Some implementations cache the balance factor (a 2-bit integer in {-1, 0, +1}) instead of the full height. That saves memory but makes the rotation code slightly trickier because you must update the bf of the rotated nodes by case analysis. We use stored height in this document — it is the easier formulation to learn, easier to debug (print the tree and the height labels), and only costs a few extra bytes per node. middle.md shows the balance-factor variant.
4.2 Computing balance factor¶
bf(node):
return height(node.left) - height(node.right)
height(node):
if node is null: return -1
else: return node.height
The empty-subtree convention height(null) = -1 is what makes a leaf node (both children null) have height = max(-1, -1) + 1 = 0. Different textbooks use different conventions (some say a leaf has height 1 and null has height 0). Pick one and stick with it across your whole codebase. We use height(null) = -1, height(leaf) = 0.
4.3 The invariant¶
After every public operation (insert, delete), every node in the tree satisfies |bf(node)| ≤ 1. Internally, during the bottom-up retrace after an insert or delete, a node can transiently have |bf| = 2. That triggers a rotation, and after the rotation the node and its replacement again satisfy |bf| ≤ 1.

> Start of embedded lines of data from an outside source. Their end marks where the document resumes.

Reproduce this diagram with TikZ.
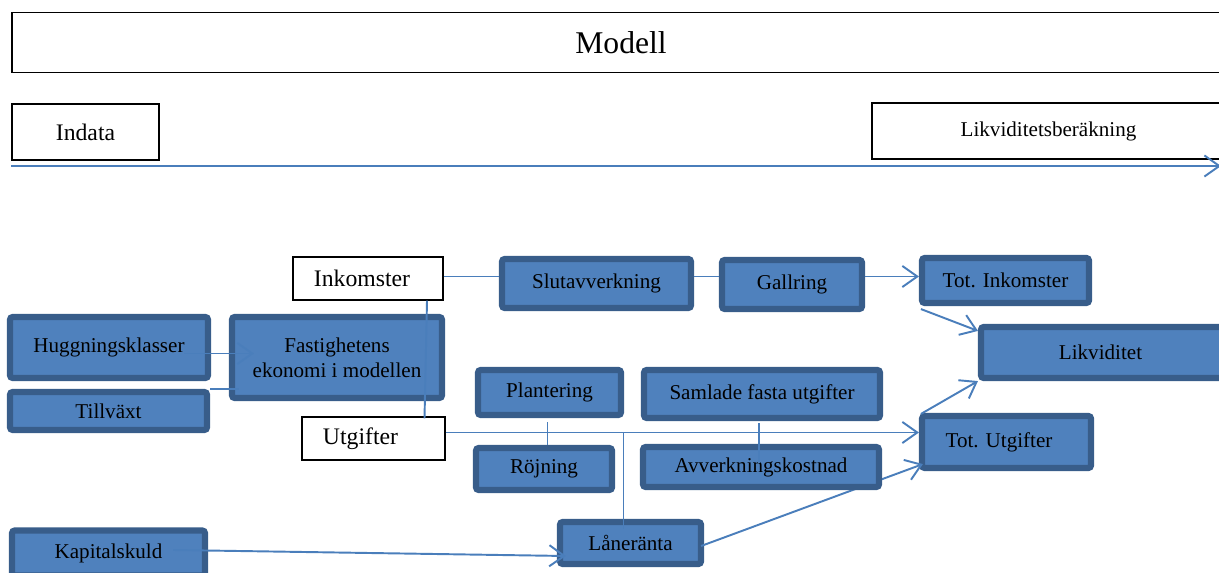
\documentclass[tikz,border=0pt]{standalone}
\usepackage{fontspec}
\setmainfont{Liberation Serif}
\usetikzlibrary{arrows.meta, positioning}
\definecolor{boxfill}{HTML}{4F81BD}
\definecolor{boxline}{HTML}{385D8A}
\definecolor{linkblue}{HTML}{4A7EBB}
\tikzstyle{block} = [draw=boxline, fill=boxfill, line width=3.5pt, rounded corners=1.5pt, rectangle, align=center, font=\fontsize{12}{14}\selectfont]
\tikzstyle{whitebox} = [draw=black, fill=white, line width=0.8pt, rectangle, font=\fontsize{13.5}{16}\selectfont]
\tikzstyle{link} = [draw=linkblue, line width=1.1pt]

\begin{document}
\begin{tikzpicture}[x=0.02cm, y=-0.02cm, >={Straight Barb[length=8.5pt,width=12pt]}]
    \useasboundingbox (0,0) rectangle (1219,573);
    \clip (0,0) rectangle (1219,573);
    % top row
    \node[whitebox, minimum width=24.36cm, minimum height=1.2cm, font=\fontsize{18}{21}\selectfont] (modell) at (621,42.5) {Modell};
    \node[whitebox, minimum width=2.94cm, minimum height=1.12cm] (indata) at (85.5,132) {Indata};
    \node[whitebox, minimum width=7.16cm, minimum height=1.12cm, font=\fontsize{12}{14}\selectfont] (likvber) at (1051,131) {Likviditetsberäkning\kern0.1cm};
    \coordinate (tl-end) at (1221,166);
    \draw[link, ->] (indata.south west |- tl-end) -- (tl-end);
    % left side
    \node[block, minimum width=3.96cm, minimum height=1.22cm] (hugg) at (109,347.5) {Huggningsklasser};
    \node[block, minimum width=3.94cm, minimum height=0.76cm] (tillvaxt) at (108.5,411) {Tillväxt};
    \node[block, minimum width=4.2cm, minimum height=1.62cm] (fast) at (337,357.5) {Fastighetens\\ekonomi i modellen};
    \node[block, minimum width=3.86cm, minimum height=0.9cm] (kapital) at (108.5,553) {Kapitalskuld};
    \node[whitebox, minimum width=3cm, minimum height=0.86cm] (inkomster) at (368,278.5) {Inkomster\kern0.24cm};
    \node[whitebox, minimum width=2.86cm, minimum height=0.86cm] (utgifter) at (373.5,438.5) {\raisebox{-3pt}{Utgifter}\kern0.52cm};
    % income and cost items
    \node[block, minimum width=3.78cm, minimum height=0.98cm] (slut) at (596.5,283.5) {Slutavverkning};
    \node[block, minimum width=2.8cm, minimum height=0.98cm] (gallring) at (792,284.5) {Gallring};
    \node[block, minimum width=2.86cm, minimum height=0.9cm] (plant) at (549.5,392.5) {Plantering};
    \node[block, minimum width=4.72cm, minimum height=0.96cm] (samlade) at (762,394) {Samlade fasta utgifter};
    \node[block, minimum width=2.72cm, minimum height=0.84cm] (rojning) at (544,469) {Röjning};
    \node[block, minimum width=2.82cm, minimum height=0.84cm] (lanerant) at (630.5,543) {Låneränta};
    % totals
    \node[block, minimum width=3.34cm, minimum height=0.9cm] (totink) at (1005.5,280.5) {Tot. Inkomster};
    \node[block, minimum width=3.38cm, minimum height=1.04cm] (totutg) at (1006.5,442) {Tot. Utgifter\kern0.3cm};
    \node[block, minimum width=4.9cm, minimum height=1.02cm] (likv) at (1103.5,352.5) {Likviditet\kern0.12cm};
    % runs behind Avverkningskostnad
    \draw[link, ->] ([shift={(-3,3)}]lanerant.east) -- ([shift={(4,-7)}]totutg.south west);
    \node[block, minimum width=4.72cm, minimum height=0.8cm] (avverk) at (761,467) {Avverkningskostnad};
    % connectors
    \draw[link, ->] ([shift={(-27,6)}]hugg.east) -- ([shift={(25,6)}]hugg.east -| fast.west);
    \draw[link] (tillvaxt.north east) -- ([shift={(10,0)}]tillvaxt.north east -| fast.west);
    \draw[link] ([shift={(59,0)}]inkomster.south) -- ([shift={(51,2)}]utgifter.north);
    \draw[link] ([shift={(0,-2)}]inkomster.east) -- ([shift={(0,-2)}]inkomster.east -| slut.west);
    \draw[link] ([shift={(0,-2)}]slut.east |- inkomster.east) -- ([shift={(0,-2)}]inkomster.east -| gallring.west);
    \draw[link, ->] ([shift={(0,-2)}]gallring.east |- inkomster.east) -- ([shift={(0,-2)}]inkomster.east -| totink.west);
    \draw[link, ->] ([shift={(2,3)}]totink.south west) -- ([shift={(0,7)}]likv.north west);
    \draw[link, ->] ([shift={(2,1)}]totutg.north west) -- (likv.south west);
    \draw[link, ->] ([shift={(0,-6)}]utgifter.east) -- ([shift={(0,-6)}]utgifter.east -| totutg.west);
    \draw[link] ([shift={(-2,4)}]plant.south) -- ([shift={(-2,0)}]plant.south |- rojning.north);
    \draw[link] ([shift={(-3,2)}]samlade.south) -- ([shift={(-3,19)}]samlade.south |- avverk.north);
    \draw[link] ([shift={(-7,-6)}]lanerant.north |- utgifter.east) -- ([shift={(-7,10)}]lanerant.north);
    \draw[link, ->] ([shift={(-35,-3)}]kapital.east) -- ([shift={(9,13)}]lanerant.west);
\end{tikzpicture}
\end{document}
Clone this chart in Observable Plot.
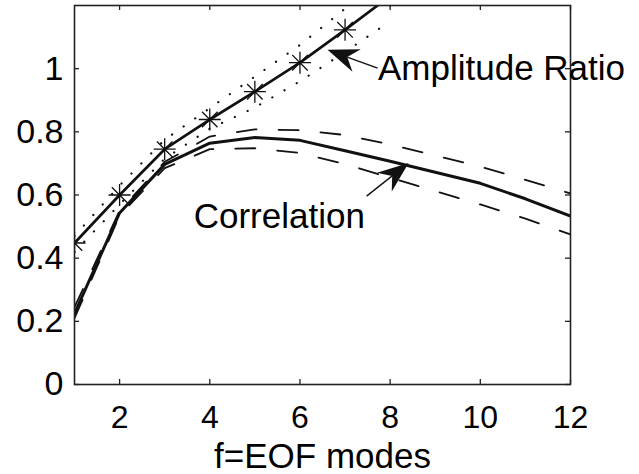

4.4 The two rotation primitives¶
A right rotation at node y (with left child x) produces this transformation:
In pseudocode:
rotateRight(y):
x = y.left
B = x.right
x.right = y
y.left = B
updateHeight(y) # y's children changed; y first
updateHeight(x) # then x, which now has y as its right child
return x # new subtree root
The BST inorder property is preserved: the inorder traversal before is A, x, B, y, C, and after is A, x, B, y, C. Identical. That is the defining property of a rotation — it is the only kind of restructuring that keeps a BST a BST.
A left rotation at node x (with right child y) is the mirror:
rotateLeft(x):
y = x.right
B = y.left
y.left = x
x.right = B
updateHeight(x)
updateHeight(y)
return y
These are the only two primitive operations in AVL maintenance. Every fix-up uses one or two of them. Each is O(1) — three pointer assignments, two height recomputes.
4.5 The four rotation cases¶
After an insert or delete unbalances a node z (so |bf(z)| = 2), the fix depends on where the imbalance came from. There are exactly four cases. Let y be the heavier child of z, and x be the heavier grandchild on the path from z toward the modified leaf.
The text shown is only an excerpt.